In his account of the massacre of the Palestinian Arab inhabitants of Surafend (Sarafand) by ANZACs in December 1918 (following the death of a New Zealand trooper at the hands of an Arab thief), the Australian war correspondent and historian, Henry Gullett wrote as follows:
"In fairness to the New Zealanders, who were the chief actors, and to the Australians who gave them hearty support, the spirit of the men at that time must be considered. They were the pioneers and the leaders of a long campaign. Theirs had been the heaviest sacrifice. The three brigades of Anzac Mounted Division had been for almost three years comrades in arms... The war task was now completed and they... were going home. To them the loss of a veteran comrade by foul murder, at the hands of a race they despised, was a crime that called for instant justice. They were in no mood for delay. In their movement against Surafend, therefore, they felt that, while wreaking vengeance on the Arabs, they would at the same time work off their old feeling against the bias of the disciplinary branch of General Headquarters, and its studied omission to punish Arabs for crime. They were angry and bitter beyond sound reasoning. All day the New Zealanders quietly organised for their work in Surafend, and early in the night marched out many hundreds strong and surrounded the village. In close support and full sympathy were large bodies of Australians. Good or bad, the cause of the New Zealanders was theirs. Entering the village, the New Zealanders grimly passed out all the women and children and then, armed chiefly with heavy sticks, fell upon the men and at the same time fired the houses. Many Arabs were killed, few escaped without injury; the village was demolished. The flames from the wretched houses lit up the countryside, and Allenby and his staff could not fail to see the conflagration and hear the shouts of the troops and the cries of their victims. The Anzacs, having finished with Surafend, raided and burned the neighbouring nomad camp, and then went quickly back to their lines." (Quoted in Paul Daley's Beersheba: A Journey Through Australia's Forgotten War, 2009, pp 343-44)

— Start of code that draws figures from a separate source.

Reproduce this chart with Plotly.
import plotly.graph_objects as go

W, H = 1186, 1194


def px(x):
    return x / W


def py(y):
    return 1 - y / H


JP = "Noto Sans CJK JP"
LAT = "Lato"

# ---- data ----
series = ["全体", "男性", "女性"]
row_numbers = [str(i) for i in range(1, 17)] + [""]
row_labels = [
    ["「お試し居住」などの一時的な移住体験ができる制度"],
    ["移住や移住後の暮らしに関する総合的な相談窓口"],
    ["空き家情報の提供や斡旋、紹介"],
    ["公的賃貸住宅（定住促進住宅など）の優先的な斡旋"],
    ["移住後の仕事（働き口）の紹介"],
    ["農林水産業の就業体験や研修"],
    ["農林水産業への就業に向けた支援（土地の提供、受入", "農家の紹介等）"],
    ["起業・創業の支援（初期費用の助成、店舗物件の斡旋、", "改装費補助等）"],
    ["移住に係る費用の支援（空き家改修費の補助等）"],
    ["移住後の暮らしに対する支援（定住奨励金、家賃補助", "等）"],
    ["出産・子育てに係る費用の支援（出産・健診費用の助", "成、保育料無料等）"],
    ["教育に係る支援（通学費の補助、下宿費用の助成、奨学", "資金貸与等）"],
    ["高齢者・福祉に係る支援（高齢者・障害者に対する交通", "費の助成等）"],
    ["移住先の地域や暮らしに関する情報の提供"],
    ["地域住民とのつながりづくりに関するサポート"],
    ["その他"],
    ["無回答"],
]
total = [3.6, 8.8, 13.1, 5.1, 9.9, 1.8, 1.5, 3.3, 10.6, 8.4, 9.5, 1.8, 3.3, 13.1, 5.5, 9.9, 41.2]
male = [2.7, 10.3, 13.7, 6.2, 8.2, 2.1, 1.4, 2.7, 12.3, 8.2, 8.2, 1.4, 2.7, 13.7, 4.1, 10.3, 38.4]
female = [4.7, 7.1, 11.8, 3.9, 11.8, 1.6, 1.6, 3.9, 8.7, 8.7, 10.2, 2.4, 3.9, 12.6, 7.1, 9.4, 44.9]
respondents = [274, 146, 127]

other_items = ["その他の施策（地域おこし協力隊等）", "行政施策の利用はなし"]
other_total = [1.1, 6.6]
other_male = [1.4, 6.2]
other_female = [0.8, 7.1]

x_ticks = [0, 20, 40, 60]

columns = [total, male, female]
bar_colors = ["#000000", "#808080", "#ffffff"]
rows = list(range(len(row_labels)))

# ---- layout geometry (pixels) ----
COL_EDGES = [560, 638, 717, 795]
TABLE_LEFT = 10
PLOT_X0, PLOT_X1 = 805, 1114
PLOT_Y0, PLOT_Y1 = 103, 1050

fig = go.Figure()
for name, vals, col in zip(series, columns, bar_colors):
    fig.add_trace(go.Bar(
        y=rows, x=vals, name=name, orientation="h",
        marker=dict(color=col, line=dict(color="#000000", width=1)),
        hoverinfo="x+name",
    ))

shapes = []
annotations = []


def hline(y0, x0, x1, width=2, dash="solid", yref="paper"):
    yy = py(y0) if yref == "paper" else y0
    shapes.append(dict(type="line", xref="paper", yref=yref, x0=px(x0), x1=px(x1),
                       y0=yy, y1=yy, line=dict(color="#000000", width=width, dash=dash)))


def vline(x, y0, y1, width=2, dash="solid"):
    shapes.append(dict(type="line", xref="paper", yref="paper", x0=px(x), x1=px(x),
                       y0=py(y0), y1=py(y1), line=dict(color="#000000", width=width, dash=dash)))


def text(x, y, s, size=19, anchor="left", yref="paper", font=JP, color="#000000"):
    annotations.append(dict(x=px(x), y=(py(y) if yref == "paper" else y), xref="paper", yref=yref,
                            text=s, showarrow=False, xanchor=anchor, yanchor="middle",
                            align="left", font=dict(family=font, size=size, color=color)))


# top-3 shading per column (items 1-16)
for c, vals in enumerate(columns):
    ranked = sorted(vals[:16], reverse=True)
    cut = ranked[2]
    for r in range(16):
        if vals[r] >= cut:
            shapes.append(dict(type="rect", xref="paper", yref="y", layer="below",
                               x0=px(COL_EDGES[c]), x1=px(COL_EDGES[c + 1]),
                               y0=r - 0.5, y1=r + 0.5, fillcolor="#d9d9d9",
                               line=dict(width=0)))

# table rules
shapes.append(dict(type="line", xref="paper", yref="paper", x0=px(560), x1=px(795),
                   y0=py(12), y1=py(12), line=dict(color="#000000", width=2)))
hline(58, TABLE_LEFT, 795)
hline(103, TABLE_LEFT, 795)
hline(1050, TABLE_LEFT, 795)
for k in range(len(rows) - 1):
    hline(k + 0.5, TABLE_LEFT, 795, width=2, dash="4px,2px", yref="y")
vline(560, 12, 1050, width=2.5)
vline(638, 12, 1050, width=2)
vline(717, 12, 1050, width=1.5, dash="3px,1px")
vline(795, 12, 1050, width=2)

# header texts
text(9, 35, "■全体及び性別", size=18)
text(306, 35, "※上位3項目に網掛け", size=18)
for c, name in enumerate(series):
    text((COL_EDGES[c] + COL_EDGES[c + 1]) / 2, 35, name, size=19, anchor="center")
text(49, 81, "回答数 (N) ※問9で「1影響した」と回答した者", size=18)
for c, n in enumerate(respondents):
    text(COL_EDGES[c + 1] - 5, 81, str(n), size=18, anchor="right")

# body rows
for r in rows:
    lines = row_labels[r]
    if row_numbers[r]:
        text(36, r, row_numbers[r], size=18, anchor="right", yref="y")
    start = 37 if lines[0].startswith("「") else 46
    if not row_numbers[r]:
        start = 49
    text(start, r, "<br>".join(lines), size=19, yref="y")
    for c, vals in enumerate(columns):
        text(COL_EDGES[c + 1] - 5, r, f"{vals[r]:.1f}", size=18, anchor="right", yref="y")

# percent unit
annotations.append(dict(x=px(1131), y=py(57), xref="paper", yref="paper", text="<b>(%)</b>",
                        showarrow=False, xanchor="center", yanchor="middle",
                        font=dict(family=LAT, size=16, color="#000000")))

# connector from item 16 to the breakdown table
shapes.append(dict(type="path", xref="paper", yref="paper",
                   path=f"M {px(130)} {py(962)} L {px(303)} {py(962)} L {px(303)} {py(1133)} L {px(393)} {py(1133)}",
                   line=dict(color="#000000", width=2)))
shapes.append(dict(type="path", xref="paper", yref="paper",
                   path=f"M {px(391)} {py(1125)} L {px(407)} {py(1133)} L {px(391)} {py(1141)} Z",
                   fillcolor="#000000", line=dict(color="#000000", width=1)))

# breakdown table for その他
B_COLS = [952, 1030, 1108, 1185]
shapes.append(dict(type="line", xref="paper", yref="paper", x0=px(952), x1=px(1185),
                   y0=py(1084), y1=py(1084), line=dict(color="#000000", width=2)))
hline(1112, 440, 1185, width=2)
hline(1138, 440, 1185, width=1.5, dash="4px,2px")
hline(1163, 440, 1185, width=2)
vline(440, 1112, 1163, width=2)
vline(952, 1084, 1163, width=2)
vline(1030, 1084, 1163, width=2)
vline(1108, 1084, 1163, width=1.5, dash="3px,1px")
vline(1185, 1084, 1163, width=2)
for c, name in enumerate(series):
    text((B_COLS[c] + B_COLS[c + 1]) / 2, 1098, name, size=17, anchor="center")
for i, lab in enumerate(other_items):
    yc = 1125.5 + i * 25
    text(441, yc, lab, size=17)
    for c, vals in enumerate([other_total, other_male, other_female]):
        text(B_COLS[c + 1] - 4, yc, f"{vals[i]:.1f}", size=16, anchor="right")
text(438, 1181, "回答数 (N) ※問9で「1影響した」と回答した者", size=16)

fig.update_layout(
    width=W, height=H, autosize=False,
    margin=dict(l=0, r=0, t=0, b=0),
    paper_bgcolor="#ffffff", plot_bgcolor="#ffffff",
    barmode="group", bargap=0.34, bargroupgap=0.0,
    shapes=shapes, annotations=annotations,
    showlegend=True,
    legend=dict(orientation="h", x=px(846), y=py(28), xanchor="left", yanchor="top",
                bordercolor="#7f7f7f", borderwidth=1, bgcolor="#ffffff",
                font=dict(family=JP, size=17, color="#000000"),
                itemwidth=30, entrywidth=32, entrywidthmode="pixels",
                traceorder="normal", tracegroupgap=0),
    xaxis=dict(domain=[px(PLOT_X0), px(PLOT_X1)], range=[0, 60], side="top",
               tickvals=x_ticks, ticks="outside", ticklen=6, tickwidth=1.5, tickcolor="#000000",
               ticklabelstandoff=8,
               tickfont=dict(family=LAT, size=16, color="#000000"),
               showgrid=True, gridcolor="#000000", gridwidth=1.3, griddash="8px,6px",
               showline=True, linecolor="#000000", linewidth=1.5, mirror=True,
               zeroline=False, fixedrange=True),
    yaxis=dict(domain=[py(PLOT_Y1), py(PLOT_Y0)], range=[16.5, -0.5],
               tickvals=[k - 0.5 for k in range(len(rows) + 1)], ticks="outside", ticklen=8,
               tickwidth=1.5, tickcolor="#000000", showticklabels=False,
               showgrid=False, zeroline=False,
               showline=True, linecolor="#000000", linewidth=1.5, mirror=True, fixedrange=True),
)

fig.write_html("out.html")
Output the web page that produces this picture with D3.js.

A comment on my 15/10/12 post Time to Revisit the ANZAC's Sarafand Massacre indicates that bayonets were also used:
"I first heard about this event from the son of a NZ soldier who was there (I think) name of Gainfort and he was in 2000 one of the last survivors of WW 1 being nearly 100 years old. I was told the story after I mentioned a sickly lamb I had, had died. I said it had not been worth treating... and was told 'not worth a bullet'. His father told him they bayonetted the Arabs as they were not worth a bullet. Tough men in those days."
My reason for returning again to this subject, is the appearance of a new book, Hit & Run, by New Zealanders Nicky Hager and John Stephenson. The book's blurb runs:
"In August 2010, a New Zealand soldier died in a roadside bomb blast in Afghanistan. In retaliation, the New Zealand SAS led a raid on two isolated villages in search of the fighters they suspected were responsible. They all knew the rules. Prior to firing weapons, their freshly issued orders said, 'the commander approving the strike must determine that no civilians are present.' If they could not assess whether civilians were present, firing was prohibited. But it all went horribly wrong. None of the fighters were found but, by the end of the raid, 21 civilians were dead or wounded. Most were children or women, including a three-year-old girl who was killed. A dozen houses had been burnt or blown up. The operation was personally approved by the prime minister via phone from New Zealand. More missions against the group of fighters and more potential crimes of war followed, including the beating and torture of a prisoner. Afterwards no one took responsibility. The New Zealand military denied the facts and went to great lengths to cover things up. This book is the story of those events. It is, at heart, about the meaning of honour; about who we want to be and what we believe in as New Zealanders."
What we have here is an uncanny similarity to the events of December 1918 in Palestine. It seems that the only appreciable differences between the two war crimes are that, in the case of Afghanistan, the go-ahead came directly from the prime minister of the day, John Key, and not even the women and children were spared. (That is, if, with respect to the latter, Gullett's account is correct.)